1. 📘 Topic and Domain: Multi-domain point cloud self-supervised learning for 3D perception, aiming to create a universal encoder for diverse point cloud types across indoor, outdoor, and object-centric domains.
2. 💡 Previous Research and New Ideas: Builds on Sonata and Concerto's point cloud SSL methods but proposes unified cross-domain pretraining with three key innovations: causal modality blinding, perceptual granularity rescale, and RoPE-enhanced positional encoding.
3. ❓ Problem: Current point cloud SSL methods are domain-fragmented due to varying scales, densities, sampling patterns, and modality availability, preventing a single encoder from effectively handling all point cloud types.

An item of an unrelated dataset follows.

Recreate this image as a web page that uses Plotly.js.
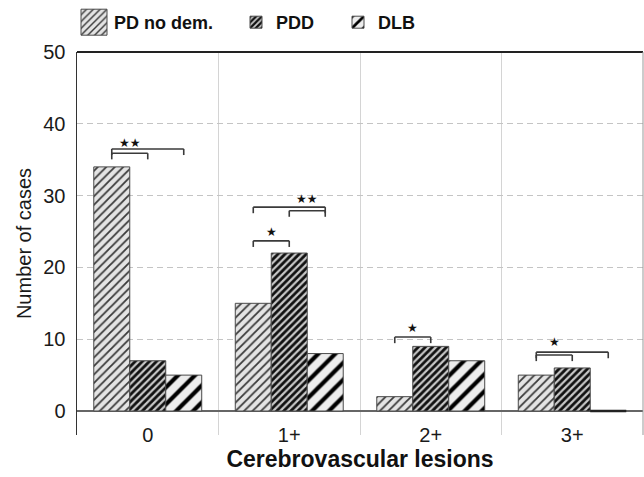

4. 🛠️ Methods: Uses Point Transformer V3 backbone with teacher-student self-distillation, trained on 250k cross-domain point clouds plus 1M CAD assets, incorporating modality dropout, coordinate rescaling, and rotary positional embeddings.
5. 📊 Results and Evaluation: Achieves SOTA or competitive performance across indoor/outdoor segmentation and object tasks, with 81.1% mIoU on ScanNet, 82.2% on NuScenes, and demonstrates improved robotic manipulation (82.1% success rate) and spatial reasoning capabilities.